[Records with drawing code]
** Start **
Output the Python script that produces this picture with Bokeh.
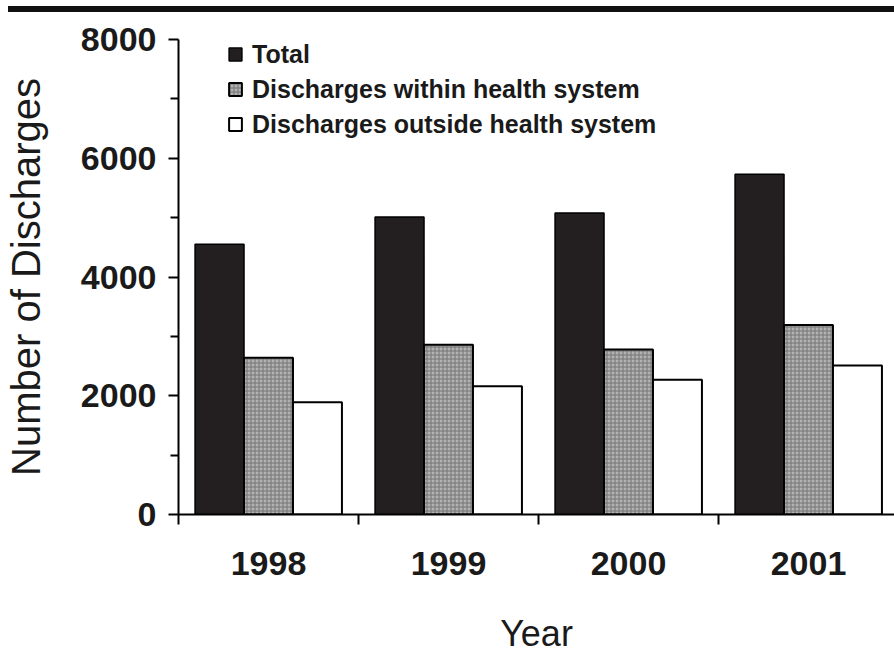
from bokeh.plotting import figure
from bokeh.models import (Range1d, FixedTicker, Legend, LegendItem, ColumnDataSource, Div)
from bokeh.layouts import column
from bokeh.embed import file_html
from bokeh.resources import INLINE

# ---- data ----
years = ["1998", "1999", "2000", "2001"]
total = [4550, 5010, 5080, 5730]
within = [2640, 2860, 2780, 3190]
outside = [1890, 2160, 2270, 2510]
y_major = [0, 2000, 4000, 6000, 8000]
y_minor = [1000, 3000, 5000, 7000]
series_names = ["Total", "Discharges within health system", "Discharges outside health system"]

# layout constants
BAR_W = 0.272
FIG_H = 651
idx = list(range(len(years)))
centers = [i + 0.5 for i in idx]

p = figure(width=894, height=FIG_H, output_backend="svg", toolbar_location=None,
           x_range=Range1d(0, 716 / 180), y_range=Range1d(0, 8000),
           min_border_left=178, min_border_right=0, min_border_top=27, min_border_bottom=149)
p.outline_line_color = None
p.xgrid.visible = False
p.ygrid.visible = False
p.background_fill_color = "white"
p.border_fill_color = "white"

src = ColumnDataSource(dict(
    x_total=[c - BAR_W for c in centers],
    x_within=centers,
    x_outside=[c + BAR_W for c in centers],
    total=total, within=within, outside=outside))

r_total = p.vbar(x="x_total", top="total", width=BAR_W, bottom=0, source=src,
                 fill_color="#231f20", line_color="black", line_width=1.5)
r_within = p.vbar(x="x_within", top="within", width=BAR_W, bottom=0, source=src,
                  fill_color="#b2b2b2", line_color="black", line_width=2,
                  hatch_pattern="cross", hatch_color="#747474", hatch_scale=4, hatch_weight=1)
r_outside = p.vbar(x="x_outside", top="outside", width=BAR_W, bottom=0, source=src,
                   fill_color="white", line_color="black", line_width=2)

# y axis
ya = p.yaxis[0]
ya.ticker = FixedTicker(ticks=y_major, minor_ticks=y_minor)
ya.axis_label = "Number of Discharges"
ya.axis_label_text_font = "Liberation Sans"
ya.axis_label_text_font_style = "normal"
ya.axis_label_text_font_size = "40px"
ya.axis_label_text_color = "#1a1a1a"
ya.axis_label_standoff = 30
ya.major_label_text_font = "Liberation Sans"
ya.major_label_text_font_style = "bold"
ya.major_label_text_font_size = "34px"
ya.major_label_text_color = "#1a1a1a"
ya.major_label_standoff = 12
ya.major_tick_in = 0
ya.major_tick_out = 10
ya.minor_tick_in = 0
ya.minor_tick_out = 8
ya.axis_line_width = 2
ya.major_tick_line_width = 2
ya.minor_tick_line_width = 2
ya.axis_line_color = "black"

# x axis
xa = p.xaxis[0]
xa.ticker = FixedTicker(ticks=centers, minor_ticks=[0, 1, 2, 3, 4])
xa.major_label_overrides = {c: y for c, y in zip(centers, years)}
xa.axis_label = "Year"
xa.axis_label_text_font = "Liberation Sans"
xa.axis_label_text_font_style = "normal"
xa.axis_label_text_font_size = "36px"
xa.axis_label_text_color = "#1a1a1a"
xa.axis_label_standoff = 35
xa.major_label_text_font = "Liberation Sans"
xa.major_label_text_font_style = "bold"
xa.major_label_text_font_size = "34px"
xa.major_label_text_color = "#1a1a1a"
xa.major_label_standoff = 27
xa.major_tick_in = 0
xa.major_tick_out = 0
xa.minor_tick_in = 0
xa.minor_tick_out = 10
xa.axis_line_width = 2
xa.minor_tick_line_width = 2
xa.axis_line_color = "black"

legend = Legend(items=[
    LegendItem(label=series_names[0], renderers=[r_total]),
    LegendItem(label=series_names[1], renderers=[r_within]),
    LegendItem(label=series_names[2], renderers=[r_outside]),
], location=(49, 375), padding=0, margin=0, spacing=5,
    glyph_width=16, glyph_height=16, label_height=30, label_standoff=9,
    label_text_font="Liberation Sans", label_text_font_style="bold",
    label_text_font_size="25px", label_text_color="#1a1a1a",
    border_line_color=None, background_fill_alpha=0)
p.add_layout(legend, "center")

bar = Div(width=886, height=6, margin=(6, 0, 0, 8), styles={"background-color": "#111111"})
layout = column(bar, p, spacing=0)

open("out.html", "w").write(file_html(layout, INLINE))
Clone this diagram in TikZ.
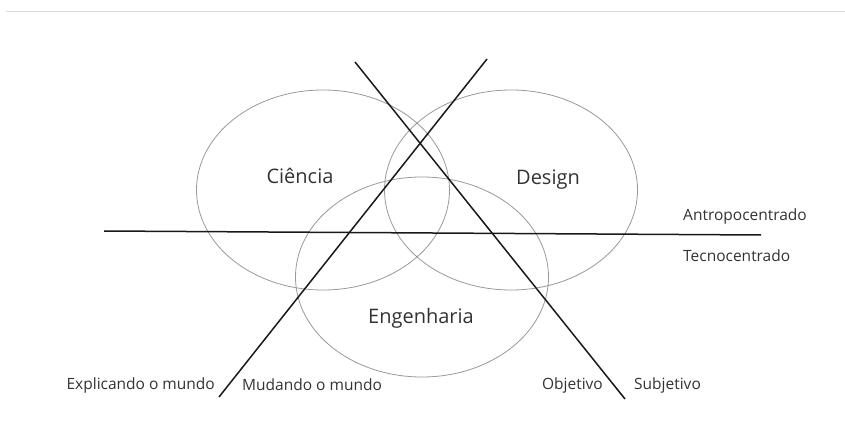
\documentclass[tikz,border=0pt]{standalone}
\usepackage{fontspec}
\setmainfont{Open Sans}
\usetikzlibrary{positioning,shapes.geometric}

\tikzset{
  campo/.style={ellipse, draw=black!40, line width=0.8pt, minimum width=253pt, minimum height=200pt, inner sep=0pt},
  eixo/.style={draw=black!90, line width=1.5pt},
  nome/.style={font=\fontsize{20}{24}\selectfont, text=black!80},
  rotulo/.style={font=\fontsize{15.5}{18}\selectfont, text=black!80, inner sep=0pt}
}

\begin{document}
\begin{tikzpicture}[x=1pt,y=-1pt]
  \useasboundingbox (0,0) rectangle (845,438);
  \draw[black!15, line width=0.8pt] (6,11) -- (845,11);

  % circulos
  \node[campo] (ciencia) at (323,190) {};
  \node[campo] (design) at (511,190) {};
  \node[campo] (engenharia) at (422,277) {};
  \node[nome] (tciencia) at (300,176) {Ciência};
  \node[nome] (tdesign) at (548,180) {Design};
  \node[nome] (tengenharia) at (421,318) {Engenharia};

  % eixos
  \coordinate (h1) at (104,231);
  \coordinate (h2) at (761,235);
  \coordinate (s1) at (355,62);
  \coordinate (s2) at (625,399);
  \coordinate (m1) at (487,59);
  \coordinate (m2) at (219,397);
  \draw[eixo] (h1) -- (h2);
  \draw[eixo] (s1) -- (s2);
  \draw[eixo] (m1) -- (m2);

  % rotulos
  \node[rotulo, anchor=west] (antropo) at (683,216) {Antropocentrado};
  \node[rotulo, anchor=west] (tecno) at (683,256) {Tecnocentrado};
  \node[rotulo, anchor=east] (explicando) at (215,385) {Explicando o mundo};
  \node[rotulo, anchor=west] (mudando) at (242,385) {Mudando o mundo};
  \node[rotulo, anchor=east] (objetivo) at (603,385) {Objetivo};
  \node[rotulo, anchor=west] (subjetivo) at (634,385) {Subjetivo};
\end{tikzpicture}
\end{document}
** End **
### What the exercise asks:
Up in the listing, locate the line with "Clone this diagram in TikZ."; print it and every line after it down to the line with "(6,11) -- (845,11);", which is included too. Skip the pictures.

### Solved problem:
Clone this diagram in TikZ.
\documentclass[tikz,border=0pt]{standalone}
\usepackage{fontspec}
\setmainfont{Open Sans}
\usetikzlibrary{positioning,shapes.geometric}

\tikzset{
  campo/.style={ellipse, draw=black!40, line width=0.8pt, minimum width=253pt, minimum height=200pt, inner sep=0pt},
  eixo/.style={draw=black!90, line width=1.5pt},
  nome/.style={font=\fontsize{20}{24}\selectfont, text=black!80},
  rotulo/.style={font=\fontsize{15.5}{18}\selectfont, text=black!80, inner sep=0pt}
}

\begin{document}
\begin{tikzpicture}[x=1pt,y=-1pt]
  \useasboundingbox (0,0) rectangle (845,438);
  \draw[black!15, line width=0.8pt] (6,11) -- (845,11);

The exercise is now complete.